Avec ces éléments, les concepteurs disposent d’une brique essentielle pour améliorer le bon dimensionnement des brasseurs d’air plafonniers, et mieux satisfaire les occupants des locaux qui en bénéficient.

[i] Les flabellums deviennent progressivement un pur symbole de manifestation du pouvoir. La fraîcheur est ainsi associée à la puissance !
[ii] Le titre français est plus large que le titre anglais, ce dernier laissant à penser qu’il ne s’agit de parler que de l’ingénierie des ventilateurs. Dans la réalité, le guide traite plus globalement de ventilation. L’éditeur du livre est une société de fabrication de moteurs et d’hélices, appelée aujourd’hui Woods Air Movement.
[iii] Pour une histoire plus détaillée de la construction bioclimatique, consultez la thèse de Clément Gaillard, « Moduler le climat : genèse, développement et significations de la conception bioclimatique en architecture (1947-1986) »
[iv] Le diagramme de Givoni ou « climogramme », montre les limites de la zone du confort thermique (rose), de la zone d’influence de la ventilation à 0,5m/s (VV’ orangé), de l’inertie thermique (MM’ vert), de la zone d’influence du refroidissement évaporatif (EC et EC’ gris), et de la zone de non-chauffage par la conception solaire passive (H et H’ jaune). Ces éléments proviennent de la publication «  le diagramme bioclimatique du bâtiment » de Jean-Louis IZARD et d’Olivier KACALA disponible sur l’EnviroBOITE.
[v] L’étalonnage s’est fait à partir d’études expérimentales sur près de 1300 sujets dans des chambres climatiques.
[vi] Norme ISO 7730 :2005 « Ergonomie des ambiances thermiques – Détermination analytique et interprétation du confort thermique par le calcul des indices PMV et PPD et par des critères de confort thermique local ».
[vii] Pour ceux qui veulent avoir un historique de haute qualité sur la question du confort d’été dans la bâtiment, nous vous recommandons le guide de l’ICEB et de l’ARENE Ile de France sur le confort d’été passif.

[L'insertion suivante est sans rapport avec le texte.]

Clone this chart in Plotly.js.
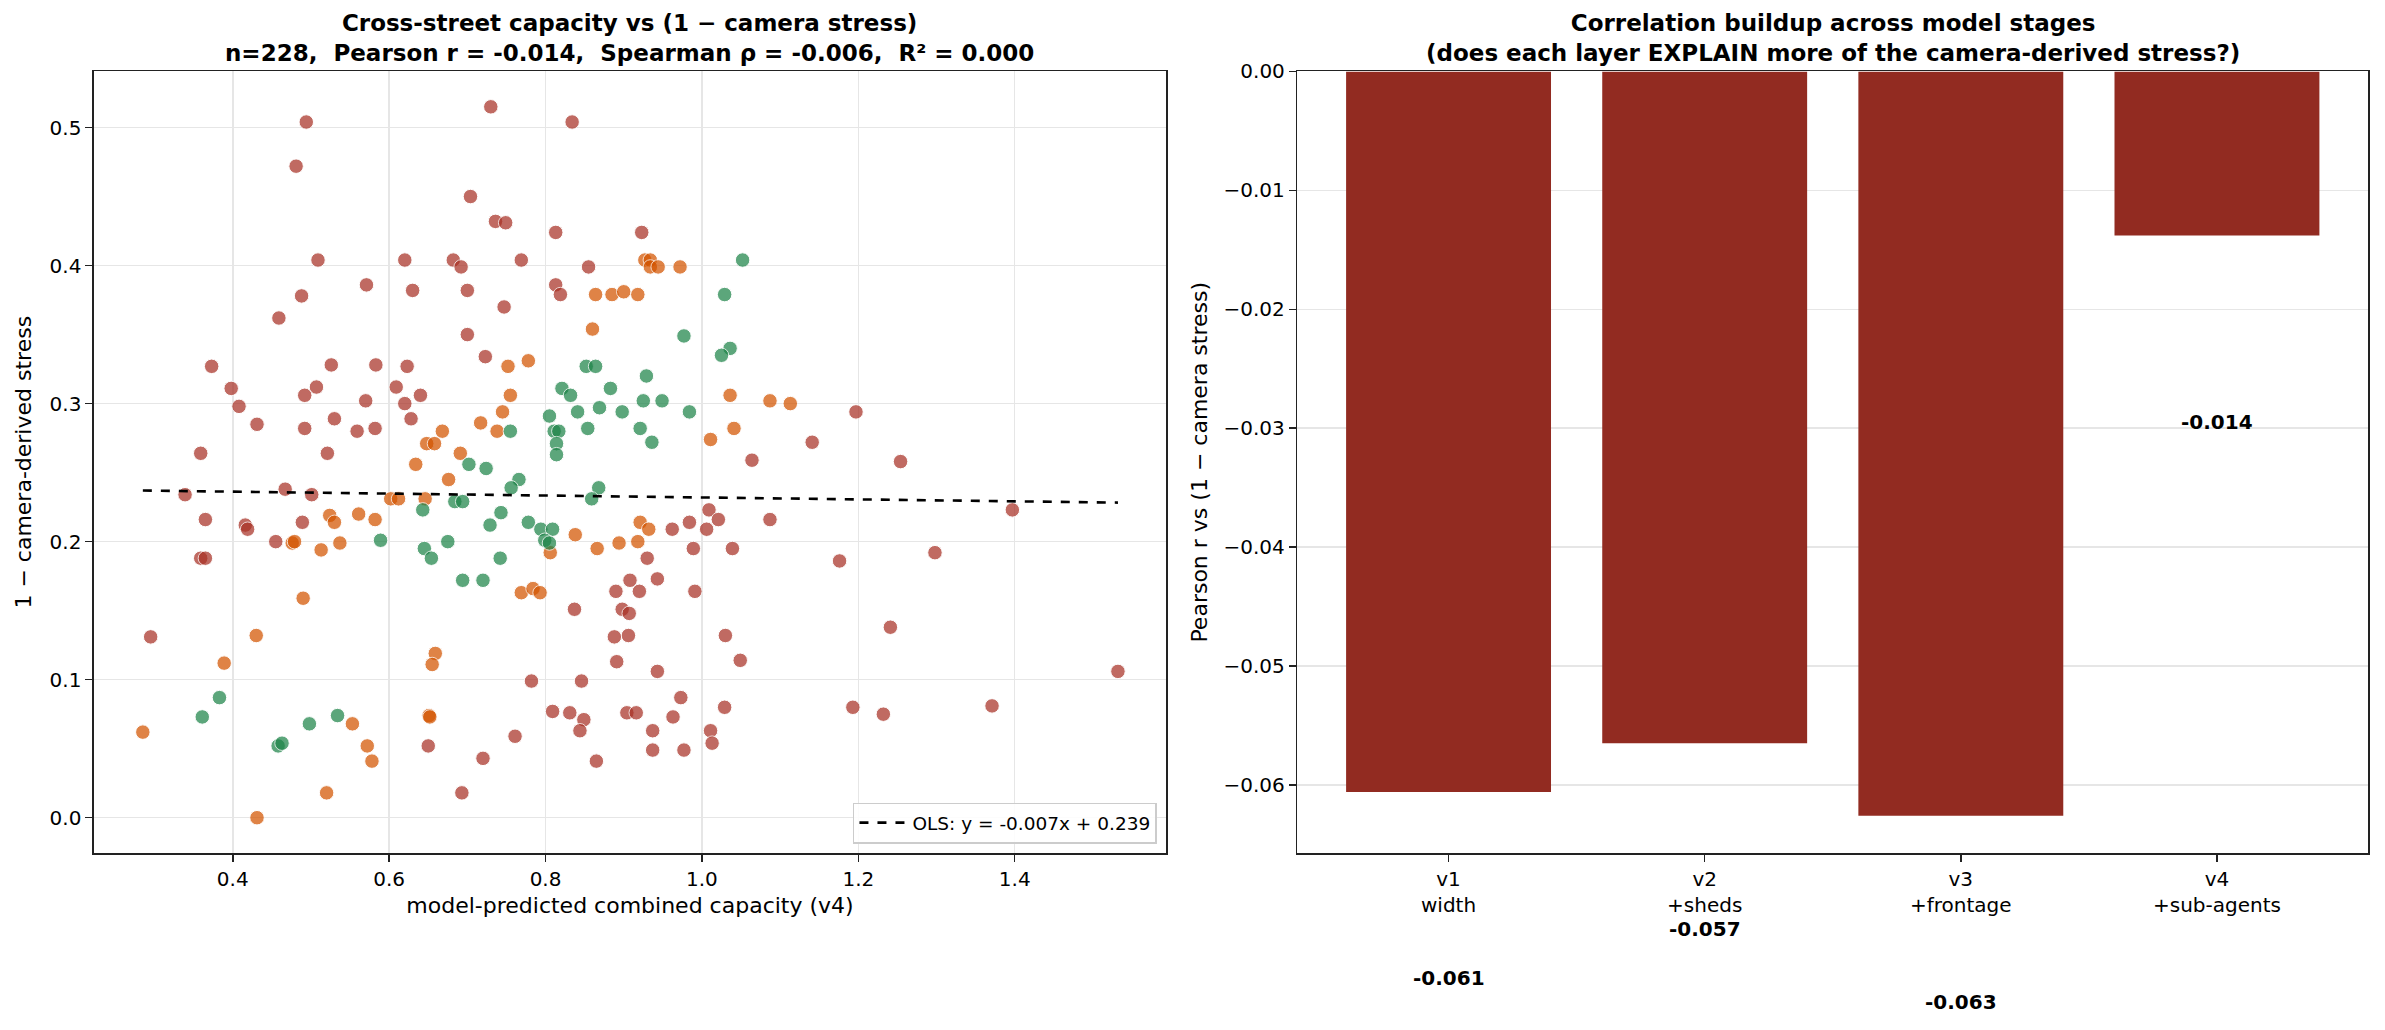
<!DOCTYPE html>
<html><head><meta charset="utf-8">
<script src="https://cdn.plot.ly/plotly-3.0.1.min.js"></script>
<style>html,body{margin:0;padding:0;background:#fff}#chart{width:2385px;height:1030px}</style>
</head><body><div id="chart"></div>
<script>
// ---------- scatter data (model-predicted capacity v4, 1 - camera-derived stress) ----------
const redX = [0.494,0.481,0.509,0.620,0.571,0.630,0.488,0.459,0.373,0.526,0.583,0.623,0.398,0.507,0.609,0.492,0.640,0.408,0.570,0.620,0.530,0.628,0.431,0.492,0.559,0.582,0.359,0.521,
  0.730,0.834,0.704,0.736,0.749,0.813,0.923,0.682,0.692,0.769,0.855,0.700,0.813,0.819,0.747,0.700,0.723,
  1.197,1.141,
  0.467,0.339,0.501,0.365,0.416,0.419,0.489,0.455,0.359,0.365,0.295,0.650,
  1.064,1.009,1.021,0.984,0.962,1.006,1.087,0.989,1.039,0.930,0.908,0.943,0.890,0.920,0.991,0.837,0.898,0.907,0.906,0.888,1.030,1.049,0.891,0.943,0.782,0.846,0.973,1.029,0.809,0.831,0.904,0.916,0.849,0.844,0.963,0.937,1.011,1.013,0.761,0.720,0.865,0.937,0.977,0.693,
  1.254,1.397,1.176,1.298,1.241,1.532,1.193,1.232,1.371];
const redY = [0.504,0.472,0.404,0.404,0.386,0.382,0.378,0.362,0.327,0.328,0.328,0.327,0.311,0.312,0.312,0.306,0.306,0.298,0.302,0.300,0.289,0.289,0.285,0.282,0.280,0.282,0.264,0.264,
  0.515,0.504,0.450,0.432,0.431,0.424,0.424,0.404,0.399,0.404,0.399,0.382,0.386,0.379,0.370,0.350,0.334,
  0.294,0.272,
  0.238,0.234,0.234,0.216,0.212,0.209,0.214,0.200,0.188,0.188,0.131,0.052,
  0.259,0.223,0.216,0.214,0.209,0.209,0.216,0.195,0.195,0.188,0.172,0.173,0.164,0.164,0.164,0.151,0.151,0.148,0.132,0.131,0.132,0.114,0.113,0.106,0.099,0.099,0.087,0.080,0.077,0.076,0.076,0.076,0.071,0.063,0.073,0.063,0.063,0.054,0.059,0.043,0.041,0.049,0.049,0.018,
  0.258,0.223,0.186,0.192,0.138,0.106,0.080,0.075,0.081];

const orangeX = [0.668,0.648,0.658,
  0.927,0.934,0.934,0.944,0.972,0.864,0.885,0.900,0.918,0.860,0.752,0.778,0.755,0.745,0.717,0.738,0.691,1.036,1.087,1.113,1.041,1.011,
  0.634,0.676,0.602,0.612,0.646,0.524,0.530,0.561,0.582,0.476,0.479,0.537,0.513,0.490,0.430,0.389,0.659,0.655,0.285,0.651,0.652,0.553,0.572,0.578,0.520,0.431,
  0.838,0.806,0.866,0.894,0.918,0.921,0.932,0.769,0.784,0.793];
const orangeY = [0.280,0.271,0.271,
  0.404,0.404,0.399,0.399,0.399,0.379,0.379,0.381,0.379,0.354,0.327,0.331,0.306,0.294,0.286,0.280,0.264,0.306,0.302,0.300,0.282,0.274,
  0.256,0.245,0.231,0.231,0.231,0.219,0.214,0.220,0.216,0.199,0.200,0.199,0.194,0.159,0.132,0.112,0.119,0.111,0.062,0.074,0.073,0.068,0.052,0.041,0.018,0.000,
  0.205,0.192,0.195,0.199,0.200,0.214,0.209,0.163,0.166,0.163];

const greenX = [1.052,1.029,0.977,1.036,1.025,0.852,0.864,0.929,0.821,0.832,0.883,0.925,0.949,0.805,0.841,0.869,0.898,0.984,0.755,0.811,0.817,0.854,0.921,0.814,0.936,0.814,
  0.643,0.589,0.645,0.654,0.675,0.383,0.361,0.498,0.534,0.458,0.463,
  0.702,0.724,0.766,0.756,0.684,0.694,0.743,0.729,0.778,0.794,0.809,0.799,0.805,0.742,0.694,0.720,0.868,0.859];
const greenY = [0.404,0.379,0.349,0.340,0.335,0.327,0.327,0.320,0.311,0.306,0.311,0.302,0.302,0.291,0.294,0.297,0.294,0.294,0.280,0.280,0.280,0.282,0.282,0.271,0.272,0.263,
  0.223,0.201,0.195,0.188,0.200,0.087,0.073,0.068,0.074,0.052,0.054,
  0.256,0.253,0.245,0.239,0.229,0.229,0.221,0.212,0.214,0.209,0.209,0.201,0.199,0.188,0.172,0.172,0.239,0.231];

const olsSlope = -0.007;
const olsIntercept = 0.239;
const statN = 228, statPearson = -0.014, statSpearman = -0.006, statR2 = 0.000;

// ---------- bar data ----------
const stages = ["v1<br>width", "v2<br>+sheds", "v3<br>+frontage", "v4<br>+sub-agents"];
const pearsonR = [-0.0606, -0.0565, -0.0626, -0.0138];

// ---------- build ----------
const allX = redX.concat(orangeX, greenX);
const xMin = Math.min(...allX), xMax = Math.max(...allX);

function pts(x, y, color) {
  return {type:'scatter', mode:'markers', x:x, y:y, xaxis:'x', yaxis:'y', showlegend:false, hoverinfo:'skip',
    marker:{size:14.5, color:color, opacity:0.72, line:{color:'white', width:1}}};
}
const FONT = 'DejaVu Sans, sans-serif';
const NB = '\u00a0';
const traces = [
  pts(redX, redY, '#a93226'),
  pts(orangeX, orangeY, '#d35400'),
  pts(greenX, greenY, '#1e8449'),
  {type:'scatter', mode:'lines', x:[xMin, xMax], y:[olsSlope*xMin+olsIntercept, olsSlope*xMax+olsIntercept],
   xaxis:'x', yaxis:'y', line:{color:'black', width:2.6, dash:'dash'},
   name:`OLS: y = ${olsSlope.toFixed(3)}x + ${olsIntercept.toFixed(3)}`, showlegend:true},
  {type:'bar', x:stages, y:pearsonR, xaxis:'x2', yaxis:'y2', width:0.8, marker:{color:'#922b21'}, showlegend:false, hoverinfo:'skip'}
];

const y2min = Math.min(...pearsonR) * 1.05, y2max = 0;
const maxAbs = Math.max(...pearsonR.map(Math.abs));
const barLabels = pearsonR.map((r, i) => ({
  xref:'x2', yref:'y2 domain', x:stages[i], y:((r - 0.25*maxAbs) - y2min)/(y2max - y2min),
  text:'<b>' + r.toFixed(3) + '</b>', showarrow:false, xanchor:'center', yanchor:'middle',
  font:{family:FONT, size:20, color:'black'}
}));

const axisCommon = {showline:true, mirror:true, linecolor:'#222', linewidth:1.6, ticks:'outside', ticklen:7, tickwidth:1.5, tickcolor:'#222',
  tickfont:{family:FONT, size:20, color:'black'}, zeroline:false};

const layout = {
  width:2385, height:1030, margin:{l:0, r:0, t:0, b:0}, paper_bgcolor:'white', plot_bgcolor:'white',
  font:{family:FONT, color:'black'},
  showlegend:true,
  legend:{x:0.4851, y:0.181, xanchor:'right', yanchor:'bottom', bgcolor:'rgba(255,255,255,0.85)', bordercolor:'#cccccc', borderwidth:1.5,
    itemwidth:48, font:{family:FONT, size:18.5, color:'black'}},
  xaxis: Object.assign({}, axisCommon, {domain:[0.0394, 0.4889], range:[0.2225, 1.5935], dtick:0.2, tick0:0, tickformat:'.1f',
    showgrid:true, gridcolor:'#e6e6e6', gridwidth:1.5,
    title:{text:'model-predicted combined capacity (v4)', font:{family:FONT, size:22, color:'black'}, standoff:8}}),
  yaxis: Object.assign({}, axisCommon, {domain:[0.1718, 0.9306], range:[-0.0256, 0.5406], dtick:0.1, tick0:0, tickformat:'.1f',
    showgrid:true, gridcolor:'#e6e6e6', gridwidth:1.5,
    title:{text:'1 \u2212 camera-derived stress', font:{family:FONT, size:22, color:'black'}, standoff:12}}),
  xaxis2: Object.assign({}, axisCommon, {domain:[0.5440, 0.9929], anchor:'y2', range:[-0.59, 3.59], showgrid:false, type:'category'}),
  yaxis2: Object.assign({}, axisCommon, {domain:[0.1718, 0.9306], anchor:'x2', range:[y2min, y2max], dtick:0.01, tick0:0, tickformat:'.2f',
    showgrid:true, gridcolor:'#e6e6e6', gridwidth:1.5,
    title:{text:'Pearson r vs (1 \u2212 camera stress)', font:{family:FONT, size:22, color:'black'}, standoff:10}}),
  bargap:0.2,
  annotations: [
    {xref:'paper', yref:'paper', x:(0.0394+0.4889)/2, y:0.9335, xanchor:'center', yanchor:'bottom', showarrow:false,
     text:'<b>Cross-street capacity vs (1 \u2212 camera stress)<br>n=' + statN + ',' + NB + ' Pearson r = ' + statPearson.toFixed(3) + ',' + NB + ' Spearman \u03c1 = ' + statSpearman.toFixed(3) + ',' + NB + ' R\u00b2 = ' + statR2.toFixed(3) + '</b>',
     font:{family:FONT, size:23, color:'black'}},
    {xref:'paper', yref:'paper', x:(0.5440+0.9929)/2, y:0.9335, xanchor:'center', yanchor:'bottom', showarrow:false,
     text:'<b>Correlation buildup across model stages<br>(does each layer EXPLAIN more of the camera-derived stress?)</b>',
     font:{family:FONT, size:23, color:'black'}}
  ].concat(barLabels)
};

Plotly.newPlot('chart', traces, layout, {staticPlot:true, displayModeBar:false});
</script>
</body></html>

[viii] On peut utiliser cet outil avec des navigateurs assurant la traduction en français comme Chrome, ce qui offre une interface agréable à utiliser.
[ix] Le menu déroulant « contrôle local » n’a pour l’instant pas d’impact dans le calcul.
[x] Pour plus de détails, se référer à l’article sur le confort thermique d’EnergiePlus
[xi] Egalement appelé refroidissement par évaporation, le refroidissement adiabatique est basé sur le principe qu’un air chaud et sec que l’on va venir humidifier va voir sa température baisser. Pour s’évaporer, l’eau va absorber de l’énergie et donc de la chaleur.
[xii] Motif de satisfaction : au niveau national, le programme BRASSE, financé par l’ADEME, verra son rapport final publié courant 2023. Il permettra de mieux cadrer la vitesse d’air des brasseurs d’air plafonniers. Il associe 6 entités principales, Surya consultants, le Laboratoire Piment de l’Université de La Réunion, EnvirobatBDM, le laboratoire Eiffel, le LASA (acoustique) et l’ISEA (sciences sociales).